You started at index location 18, and then scooped up 23 characters from there, inclusive. You can capitalize the result with the capitalize method, if you want:
line[18, 23].capitalize # => "My kingdom for a horse!"
(More on capitalize and other similar methods later in the chapter.)
Enter a range to grab a range of characters. Two dots (..) means include the last character:
cite[0..4] # => "Act V"
Three dots (...) means exclude the last value:
cite[0...4] # => "Act "
You can also use regular expressions (see the end of the chapter), as shown here:
line[/horse!$/] # => "horse!"
The regular expression /horse!$/ asks, "Does the word horse, followed by ! come at the end of the line ($)?" If this is true, this call returns horse!; nil if not. Adding another argument, a Fixnum, returns that portion of the matched data, starting at 0 in this instance:
line[/^A horse/, 0] # => "A horse"
The index method returns the index location of a matching substring.

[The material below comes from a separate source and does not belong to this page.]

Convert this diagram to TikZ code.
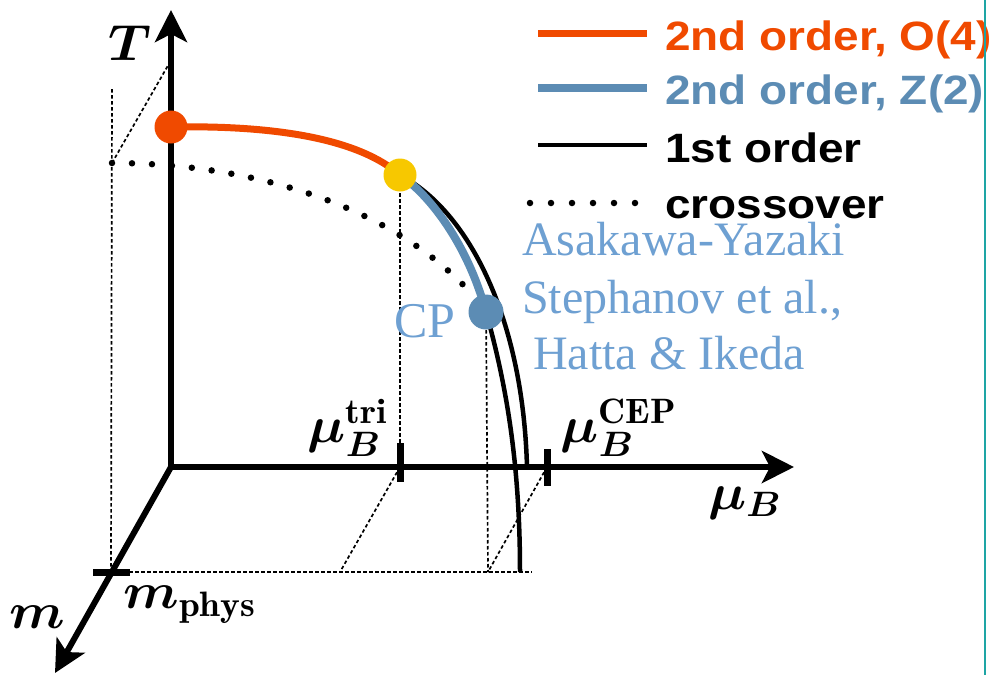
\RequirePackage{fix-cm}
\documentclass[tikz,border=0pt]{standalone}
\usepackage{fontspec}
\usepackage{amsmath}
\usepackage{bm}
\usetikzlibrary{arrows.meta}
\newfontfamily\legfont[FakeStretch=1.12]{Liberation Sans}
\newfontfamily\serfont{Liberation Serif}
\definecolor{oorange}{RGB}{240,74,0}
\definecolor{zblue}{RGB}{92,140,180}
\definecolor{yel}{RGB}{247,200,0}
\definecolor{tblue}{RGB}{110,160,210}
\definecolor{tealc}{RGB}{30,165,165}
\begin{document}
\begin{tikzpicture}[x=1pt,y=-1pt,
 axis/.style={line width=6pt, -{Stealth[length=32pt,width=32pt,inset=8pt]}},
 guide/.style={line width=1.7pt, dash pattern=on 3.5pt off 2.5pt},
 xover/.style={line width=6.5pt, line cap=round, dash pattern=on 0pt off 20pt},
 first/.style={line width=4.5pt},
 o4/.style={line width=7pt, oorange},
 z2/.style={line width=8pt, zblue},
 dotmark/.style={circle, inner sep=0pt, minimum size=34pt},
 tickmark/.style={line width=7pt},
 lab/.style={font=\fontsize{20.74}{24}\selectfont, inner sep=0pt, xscale=2.6, yscale=2.45, transform shape},
 leg/.style={font=\legfont\bfseries\fontsize{41}{46}\selectfont, anchor=base west, inner sep=0pt},
 ref/.style={font=\serfont\fontsize{48}{52}\selectfont, text=tblue, anchor=base west, inner sep=0pt}]
\useasboundingbox (0,0) rectangle (991,675);
% key points
\coordinate (O) at (171,467);
\coordinate (Tend) at (171,10);
\coordinate (Mend) at (794,467);
\coordinate (mend) at (55,673);
\coordinate (Pr) at (171,127);
\coordinate (Py) at (400,175);
\coordinate (Pc) at (486,312);
\coordinate (tri) at (400,467);
\coordinate (cep) at (547,467);
\coordinate (mp) at (111,572);
\coordinate (fo) at (527,467);
\coordinate (fi) at (520,572);
\coordinate (xs) at (112,163);
\coordinate (xe) at (470,292);
\coordinate (gt) at (112,89);
\coordinate (tT) at (170,62);
\coordinate (trib) at (340,572);
\coordinate (cepb) at (488,572);
\coordinate (hend) at (532,572);
% guides
\draw[guide] (gt) -- (mp);
\draw[guide] (xs) -- (tT);
\draw[guide] (mp) -- (hend);
\draw[guide] (tri) -- (trib);
\draw[guide] (cep) -- (cepb);
\draw[guide] (Py) -- (tri);
\draw[guide] (Pc) -- (cepb);
% axes
\draw[axis] (O) -- (Tend);
\draw[axis] (O) -- (Mend);
\draw[axis] (O) -- (mend);
% ticks
\draw[tickmark] (400,443) -- (400,482);
\draw[tickmark] (547,449) -- (547,486);
\draw[tickmark] (93,572) -- (130,572);
% crossover
\draw[xover] (xs) .. controls (250,163) and (390,205) .. (xe);
% transition lines
\draw[first] (Py) .. controls (470,212) and (523,320) .. (fo);
\draw[first] (Pc) .. controls (508,390) and (520,470) .. (fi);
\draw[z2] (Py) .. controls (430,195) and (468,245) .. (Pc);
\draw[o4] (Pr) .. controls (280,125) and (360,140) .. (Py);
% dots
\node[dotmark, fill=oorange, minimum size=33pt] (red) at (Pr) {};
\node[dotmark, fill=yel, minimum size=33pt] (yellow) at (Py) {};
\node[dotmark, fill=zblue, minimum size=35pt] (cp) at (Pc) {};
% axis labels
\node[lab] (Tl) at (130,43) {$\bm{T}$};
\node[lab] (mul) at (745,503) {$\bm{\mu_B}$};
\node[lab] (ml) at (37,617) {$\bm{m}$};
\node[lab] (mphys) at (190,605) {$\bm{m}_{\mathbf{phys}}$};
\node[lab] (tril) at (348,428) {$\bm{\mu}_{\bm{B}}^{\mathbf{tri}}$};
\node[lab] (cepl) at (619,428) {$\bm{\mu}_{\bm{B}}^{\mathbf{CEP}}$};
% references
\node[ref, font=\serfont\fontsize{50}{54}\selectfont] (cpl) at (394,337) {CP};
\node[ref] (r1) at (522,255) {Asakawa-Yazaki};
\node[ref] (r2) at (522,313) {Stephanov et al.,};
\node[ref] (r3) at (533,369) {Hatta \& Ikeda};
% legend
\coordinate (l1a) at (538,33); \coordinate (l1b) at (647,33);
\coordinate (l2a) at (538,88); \coordinate (l2b) at (647,88);
\coordinate (l3a) at (538,145); \coordinate (l3b) at (647,145);
\coordinate (l4a) at (530,203); \coordinate (l4b) at (640,203);
\draw[o4] (l1a) -- (l1b);
\draw[z2] (l2a) -- (l2b);
\draw[first] (l3a) -- (l3b);
\draw[xover, dash pattern=on 0pt off 21pt] (l4a) -- (l4b);
\node[leg, text=oorange] (t1) at (665,50) {2nd order, O(4)};
\node[leg, text=zblue] (t2) at (665,104) {2nd order, Z(2)};
\node[leg] (t3) at (665,162) {1st order};
\node[leg] (t4) at (665,218) {crossover};
% frame line
\draw[tealc, line width=2pt] (985,0) -- (985,675);
\end{tikzpicture}
\end{document}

So if you use index like this:
line.index("k") # => 21
21 refers to the index location where the letter k occurs in line.
See if you get what is going on in the following examples:
line[line.index("k")] # => 107
line[line.index("k")].chr # => "k"
If you figured out these statements, you are starting to catch on! It doesn't take long, does it? If you didn't understand what happened, here it is: when line.index("k") was called, it returned the value 21, which was fed as a numeric argument to []; this, in effect, called line[21].